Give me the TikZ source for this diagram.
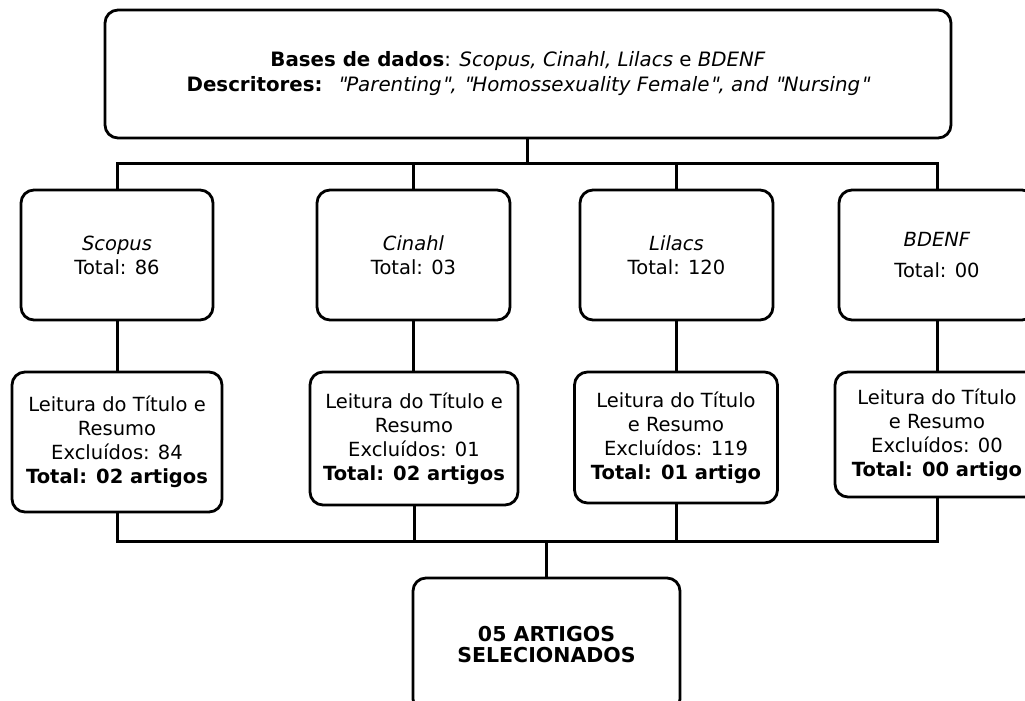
\documentclass[tikz,border=0pt]{standalone}
\usepackage{fontspec}
\setmainfont{DejaVu Sans}
\newfontfamily\qfont{DejaVu Sans}[FakeSlant=0.2]
\newcommand{\sq}{{\qfont\symbol{34}}}
\begin{document}
\begin{tikzpicture}[x=1pt,y=-1pt,
  box/.style={draw=black, line width=2.8pt, rounded corners=13pt, align=center, inner sep=0pt},
  conn/.style={draw=black, line width=3pt},
  boxfont/.style={font=\fontsize{19.5}{24}\selectfont}]
\useasboundingbox (0,0) rectangle (1025,701);
\clip (0,0) rectangle (1025,701);
\fill[white] (0,0) rectangle (1025,701);
% top box
\node[box, minimum width=846pt, minimum height=128pt, font=\fontsize{19.8}{25}\selectfont] (top) at (528,74)
  {\textbf{Bases de dados}: \textit{Scopus, Cinahl, Lilacs} e \textit{BDENF}\hspace*{20pt}\\
   \textbf{Descritores:} \ \textit{\sq Parenting\sq, \sq Homossexuality Female\sq, and \sq Nursing\sq}};
% source boxes
\node[box, boxfont, minimum width=192pt, minimum height=130pt] (s1) at (117,255) {\textit{Scopus}\\Total: 86};
\node[box, boxfont, minimum width=193pt, minimum height=130pt] (s2) at (413.5,255) {\textit{Cinahl}\\Total: 03};
\node[box, boxfont, minimum width=193pt, minimum height=130pt] (s3) at (676.5,255) {\textit{Lilacs}\\Total: 120};
\node[box, font=\fontsize{19.5}{31}\selectfont, minimum width=196pt, minimum height=130pt] (s4) at (937,255) {\textit{BDENF}\\Total: 00};
% screening boxes
\node[box, boxfont, minimum width=210pt, minimum height=140pt] (l1) at (117,442)
  {Leitura do Título e\\Resumo\\Excluídos: 84\\\textbf{Total: 02 artigos}};
\node[box, boxfont, minimum width=208pt, minimum height=133pt] (l2) at (414,438.5)
  {Leitura do Título e\\Resumo\\Excluídos: 01\\\textbf{Total: 02 artigos}};
\node[box, boxfont, minimum width=203pt, minimum height=131pt] (l3) at (676,437.5)
  {Leitura do Título\\e Resumo\\Excluídos: 119\\\textbf{Total: 01 artigo}};
\node[box, boxfont, minimum width=204pt, minimum height=125pt] (l4) at (937,434.5)
  {Leitura do Título\\e Resumo\\Excluídos: 00\\\textbf{Total: 00 artigo}};
% final box
\node[box, font=\fontsize{20.5}{21}\selectfont\bfseries, minimum width=267pt, minimum height=134pt] (final) at (546.5,645)
  {05 ARTIGOS\\SELECIONADOS};
% connector coordinates
\coordinate (busT) at (527.5,163.5);
\coordinate (busB) at (546.5,541.5);
% top connectors
\draw[conn] (top.south -| busT) -- (busT);
\draw[conn] (s1.north) |- (busT) -| (s4.north);
\draw[conn] (s2.north) -- (s2.north |- busT);
\draw[conn] (s3.north) -- (s3.north |- busT);
% middle connectors
\draw[conn] (s1.south) -- (l1.north);
\draw[conn] (s2.south) -- (s2.south |- l2.north);
\draw[conn] (s3.south) -- (s3.south |- l3.north);
\draw[conn] (s4.south) -- (l4.north);
% bottom connectors
\draw[conn] (l1.south) |- (busB) -| (l4.south);
\draw[conn] (l2.south) -- (l2.south |- busB);
\draw[conn] (l3.south) -- (l3.south |- busB);
\draw[conn] (busB) -- (final.north);
\end{tikzpicture}
\end{document}
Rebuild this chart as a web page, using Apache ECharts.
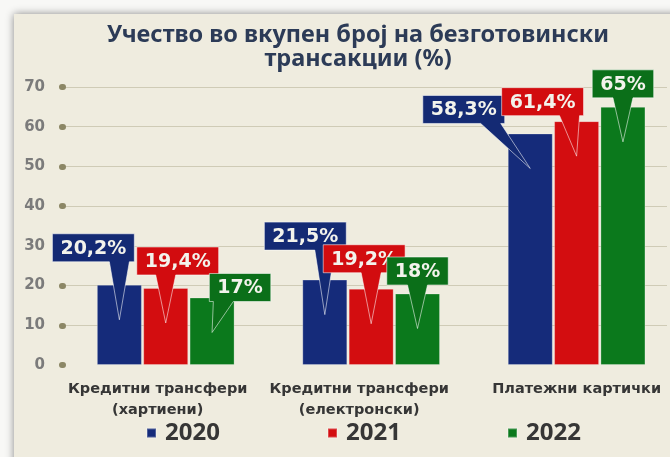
<!DOCTYPE html>
<html><head><meta charset="utf-8">
<script src="https://cdn.jsdelivr.net/npm/echarts@6/dist/echarts.min.js"></script>
<style>html,body{margin:0;padding:0;background:#fafaf8}#c{width:670px;height:457px}</style>
</head><body><div id="c"></div>
<script>
// ---- data ----
const categories = ['Кредитни трансфери\n(хартиени)', 'Кредитни трансфери\n(електронски)', 'Платежни картички'];
const years = ['2020', '2021', '2022'];
const values2020 = [20.2, 21.5, 58.3];
const values2021 = [19.4, 19.2, 61.4];
const values2022 = [17, 18, 65];
const yMin = 0, yMax = 70, yInterval = 10;
const titleText = 'Учество во вкупен број на безготовински\nтрансакции (%)';

// ---- style / layout ----
const seriesValues = [values2020, values2021, values2022];
const barColors = ['#152b7a', '#d30d10', '#0b791c'];
const boxColors = ['#142a74', '#d20c0f', '#0b6f19'];
const barWidth = 45, barGapRatio = 0.03, barStep = barWidth * (1 + barGapRatio);
// x extent: category slots of ~206px within the visible plot
const xMax = 2.94;
// callout box centre offsets from the bar-top centre, px [series][category]
const calloutOffsets = [
  [[-26, -37], [-19.5, -43.5], [-66.5, -24]],
  [[12, -27], [-7, -30], [-34, -19.5]],
  [[28, -10], [0, -22.5], [0, -23]]
];
const labelShiftPad = [16, 24, 0]; // right padding shifting category labels left
const legendLefts = [141, 322, 502];
const calloutFont = 'bold 19px "DejaVu Sans"';

const mctx = document.createElement('canvas').getContext('2d');
function measure(t) { mctx.font = calloutFont; return mctx.measureText(t).width; }
function fmt(v) { return String(v).replace('.', ',') + '%'; }
const slot = i => i + 0.5;

function makeCallout(si) {
  return {
    type: 'custom', name: 'c' + years[si], z: 10 + si, clip: false, silent: true,
    data: seriesValues[si].map((v, i) => [slot(i), v, i]),
    encode: { x: 0, y: 1 },
    renderItem(params, api) {
      const x = api.value(0), v = api.value(1), i = api.value(2);
      const p = api.coord([x, v]);
      const bx = p[0] + (si - 1) * barStep, by = p[1];
      const off = calloutOffsets[si][i];
      const text = fmt(v);
      const w = measure(text) + 16, h = 28;
      const cx = bx + off[0], cy = by + off[1];
      const x0 = cx - w / 2, x1 = cx + w / 2, y0 = cy - h / 2, y1 = cy + h / 2;
      const tipX = bx, tipY = by + 35;
      const m = Math.min(Math.max(tipX, x0 + 14), x1 - 14);
      const pts = [[x0, y0], [x1, y0], [x1, y1], [m + 10, y1], [tipX, tipY], [m - 10, y1], [x0, y1]];
      return {
        type: 'group', children: [
          { type: 'polygon', shape: { points: pts }, style: { fill: boxColors[si], stroke: 'rgba(255,255,255,0.55)', lineWidth: 1 } },
          { type: 'text', x: cx, y: cy + 1, style: { text: text, fill: '#f3f3ec', font: calloutFont, align: 'center', verticalAlign: 'middle' } }
        ]
      };
    }
  };
}

const rich = {};
labelShiftPad.forEach((p, k) => {
  rich['c' + k] = { fontFamily: 'DejaVu Sans', fontSize: 14.5, fontWeight: 'bold', color: '#363636', lineHeight: 21, padding: [0, p, 0, 0] };
});

const chart = echarts.init(document.getElementById('c'));
const barSeries = years.map((y, si) => ({
  type: 'bar', name: y, data: seriesValues[si].map((v, i) => [slot(i), v]),
  barWidth: barWidth, barGap: (barGapRatio * 100) + '%',
  itemStyle: { color: barColors[si], borderColor: 'rgba(255,255,255,0.25)', borderWidth: 1 },
  z: 2
}));

chart.setOption({
  backgroundColor: '#f8f8f6',
  animation: false,
  graphic: [{
    type: 'rect', z: -100, shape: { x: 14, y: 14, width: 720, height: 500 },
    style: { fill: '#efecdf', shadowBlur: 8, shadowColor: 'rgba(0,0,0,0.45)' }
  }],
  title: {
    text: titleText, left: 358, top: 23, textAlign: 'center', padding: 0,
    textStyle: { fontFamily: 'Noto Sans', fontSize: 23.5, fontWeight: 'bold', color: '#2c3b57', lineHeight: 24 }
  },
  legend: years.map((y, k) => ({
    data: [y], left: legendLefts[k], top: 416, icon: 'rect', itemWidth: 9, itemHeight: 9, itemGap: 0,
    textStyle: { fontFamily: 'Noto Sans', fontSize: 24, fontWeight: 'bold', color: '#363636', padding: [0, 0, 0, 4] }
  })),
  grid: { left: 63, top: 87, right: 0, height: 278 },
  xAxis: {
    type: 'value', min: 0, max: xMax, interval: 0.5,
    axisLine: { show: false }, axisTick: { show: false }, splitLine: { show: false },
    axisLabel: {
      margin: 14, showMinLabel: true, showMaxLabel: true,
      formatter: function (val) {
        const k = Math.round(val - 0.5);
        if (Math.abs(val - slot(k)) < 1e-6 && k >= 0 && k < categories.length) {
          return categories[k].split('\n').map(s => '{c' + k + '|' + s + '}').join('\n');
        }
        return '';
      },
      rich: rich
    }
  },
  yAxis: {
    type: 'value', min: yMin, max: yMax, interval: yInterval,
    axisLine: { show: false },
    axisTick: { show: true, length: 1, lineStyle: { color: '#8c8766', width: 6, cap: 'round' } },
    axisLabel: { fontFamily: 'DejaVu Sans', fontSize: 15, fontWeight: 'bold', color: '#7b7b7b', margin: 18 },
    splitLine: { lineStyle: { color: '#cfcbb6', width: 1 }, showMinLine: false }
  },
  series: barSeries.concat(years.map((y, si) => makeCallout(si)))
});
</script></body></html>
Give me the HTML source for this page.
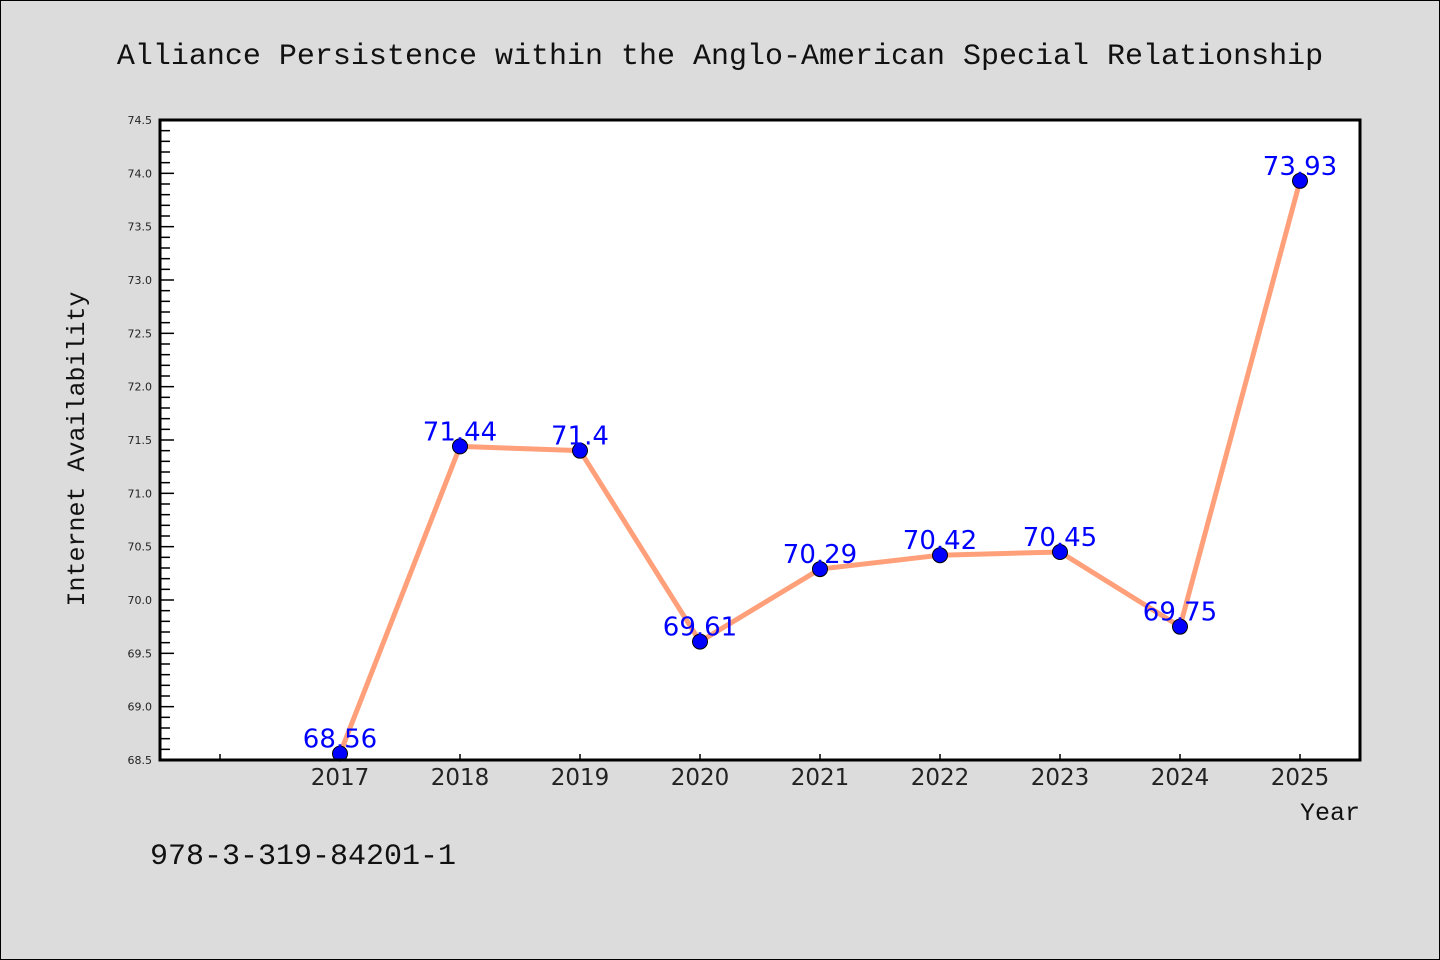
<!DOCTYPE html>
<html><head><meta charset="utf-8"><style>
html,body{margin:0;padding:0;background:#dcdcdc;}
svg{display:block;}
</style></head><body>
<svg id="chart" width="1440" height="960" xmlns="http://www.w3.org/2000/svg">
<rect x="0.5" y="0.5" width="1439" height="959" fill="#dcdcdc" stroke="#000" stroke-width="1"/>
<text x="720" y="64" text-anchor="middle" font-family="Liberation Mono, monospace" font-size="30" fill="#111">Alliance Persistence within the Anglo-American Special Relationship</text>
<rect x="160" y="120" width="1200" height="640" fill="#fff"/>
<g id="yticks"></g>
<g id="xticks"></g>
<g id="series"></g>
<rect x="160" y="120" width="1200" height="640" fill="none" stroke="#000" stroke-width="3"/>
<text transform="translate(84,449) rotate(-90)" text-anchor="middle" font-family="Liberation Mono, monospace" font-size="25" fill="#111">Internet Availability</text>
<text x="1360" y="820" text-anchor="end" font-family="Liberation Mono, monospace" font-size="25" fill="#111">Year</text>
<text x="150" y="864" font-family="Liberation Mono, monospace" font-size="30" fill="#111">978-3-319-84201-1</text>
</svg>
<script>
const categories = ["2017","2018","2019","2020","2021","2022","2023","2024","2025"];
const values = [68.56, 71.44, 71.4, 69.61, 70.29, 70.42, 70.45, 69.75, 73.93];
const valueLabels = ["68.56","71.44","71.4","69.61","70.29","70.42","70.45","69.75","73.93"];
const yTickLabels = ["68.5","69.0","69.5","70.0","70.5","71.0","71.5","72.0","72.5","73.0","73.5","74.0","74.5"];
const yMin = 68.5, yMax = 74.5;
const NS = "http://www.w3.org/2000/svg";
function y(v){ return 760 - (v - yMin) / (yMax - yMin) * 640; }
function x(i){ return 340 + i * 120; }
function mk(tag, attrs, parent){ const e = document.createElementNS(NS, tag); for (const k in attrs) e.setAttribute(k, attrs[k]); parent.appendChild(e); return e; }
const yg = document.getElementById('yticks');
for (let k = 0; k <= 60; k++) {
  const v = yMin + k * 0.1;
  const major = k % 5 === 0;
  const t = mk('line', {x1:160, x2:160 + (major ? 14 : 10), y1:y(v), y2:y(v), stroke:'#000', 'stroke-width':1.5}, yg);
  
  
}
yTickLabels.forEach(function(l){
  const t = mk('text', {x:152, y:y(parseFloat(l)) + 4, 'text-anchor':'end', 'font-family':'DejaVu Sans, sans-serif', 'font-size':11, fill:'#222'}, yg);
  t.textContent = l;
  
  
});
const xg = document.getElementById('xticks');
for (let i = -1; i < categories.length; i++) {
  const t = mk('line', {x1:x(i), x2:x(i), y1:760, y2:754, stroke:'#000', 'stroke-width':1.5}, xg);
  
  
}
categories.forEach(function(c, i){
  const t = mk('text', {x:x(i), y:785, 'text-anchor':'middle', 'font-family':'DejaVu Sans, sans-serif', 'font-size':23, fill:'#222'}, xg);
  t.textContent = c;
  
  
});
const sg = document.getElementById('series');
const pl = mk('polyline', {points: values.map(function(v, i){ return x(i) + ',' + y(v); }).join(' '), fill:'none', stroke:'#ffa07a', 'stroke-width':5, 'stroke-linejoin':'round'}, sg);


values.forEach(function(v, i){
  const c = mk('circle', {cx:x(i), cy:y(v), r:7.5, fill:'#0000ff', stroke:'#000', 'stroke-width':1}, sg);
  
  
});
values.forEach(function(v, i){
  const t = mk('text', {x:x(i), y:y(v) - 6, 'text-anchor':'middle', 'font-family':'DejaVu Sans, sans-serif', 'font-size':26, fill:'#0000ff'}, sg);
  t.textContent = valueLabels[i];
  
  
});
</script>
</body></html>
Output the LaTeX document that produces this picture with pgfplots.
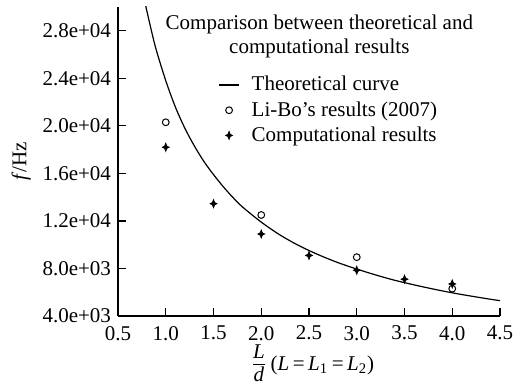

┄┄┄┄┄┄

# [Task]
Drop the images and output only the lines from the one that contains "Rebuild this chart" to the one that contains "const titleText = 'Учество", both included.

# [Solution to the exercise]
Rebuild this chart as a web page, using Apache ECharts.
<!DOCTYPE html>
<html><head><meta charset="utf-8">
<script src="https://cdn.jsdelivr.net/npm/echarts@6/dist/echarts.min.js"></script>
<style>html,body{margin:0;padding:0;background:#fafaf8}#c{width:670px;height:457px}</style>
</head><body><div id="c"></div>
<script>
// ---- data ----
const categories = ['Кредитни трансфери\n(хартиени)', 'Кредитни трансфери\n(електронски)', 'Платежни картички'];
const years = ['2020', '2021', '2022'];
const values2020 = [20.2, 21.5, 58.3];
const values2021 = [19.4, 19.2, 61.4];
const values2022 = [17, 18, 65];
const yMin = 0, yMax = 70, yInterval = 10;
const titleText = 'Учество во вкупен број на безготовински\nтрансакции (%)';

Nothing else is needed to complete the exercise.